Esses processos de repressão tratam não apenas da detenção, mas muitas vezes reproduzem práticas comuns do regime militar, com tortura e tratamentos degradantes e desumanos. São métodos punitivos que, em uma sociedade sem reflexão sobre si, acabam sendo naturalizados por uma construção da verdade jurídica-policial e midiática. A chamada grande mídia é mais um sustentáculo dessa violência institucional. A cobertura jornalística da mídia burguesa em greves, paralisações e protestos mostra claramente como a imprensa constrói a opinião e apresenta uma percepção seletiva dos fatos. Em um primeiro momento da cobertura das Jornadas de Junho de 2013, quando a pauta dos protestos era o aumento das passagens de transporte público, o Jornal Nacional da Rede Globo dava ênfase à “degradação, ao tumulto e ao congestionamento” provocados pelas manifestações. As vidraças quebradas, a aparente desordem e a tropa de choque na defensiva foram as imagens criteriosamente selecionadas para a cobertura dessa primeira fase dos protestos, enquanto as fontes da notícia, escolhidas em maioria entre trabalhadores do comércio, ratificavam o pânico causado por conta dos manifestantes.   

Nesta terça-feira, 6, no Fórum de Florianópolis, o processo de Vanessa, Larissa e Gabriel teve mais um passo para seu desfecho. Às 16 horas, em audiência fechada, as testemunhas de defesa e acusação foram ouvidas. Uma das testemunhas do processo, o jornalista Rubens Lopes, cobria o ato de outubro de 2016 para a Rádio Campeche quando Vanessa Canei foi detida. Segundo as imagens apresentadas por Lopes e anexadas ao processo, em nenhum momento Vanessa resiste à prisão ou desacata os policiais. Segundo o jornalista, a manifestação seguia pacífica até o momento em que o choque começa a agredir os manifestantes com bombas, balas de borracha e spray de pimenta.

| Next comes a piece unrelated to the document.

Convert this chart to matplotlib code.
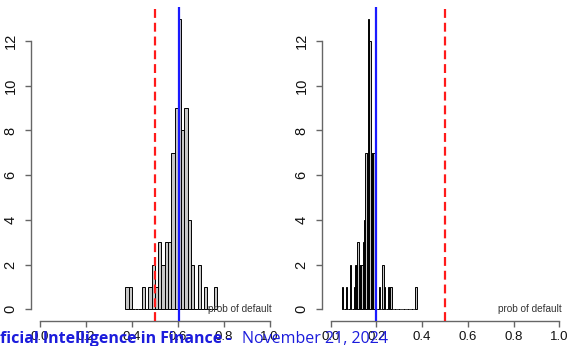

De acordo com ele, que há anos cobre manifestações e atos na ilha de Santa Catarina, foi a cobertura em que notou maior repressão policial.

Vanessa ainda não teve voz na ação. A justiça e nem a imprensa comercial de Florianópolis trataram de ouvir seu relato. O desfecho da ação criminal movida pelo Estado contra Vanessa, Larissa e Gabriel deverá acontecer em 11 de abril, quando está marcada uma nova audiência. Até lá, completando 18 meses de regime aberto antes mesmo de ser julgada, Vanessa permanece vítima do Estado e da justiça burguesa.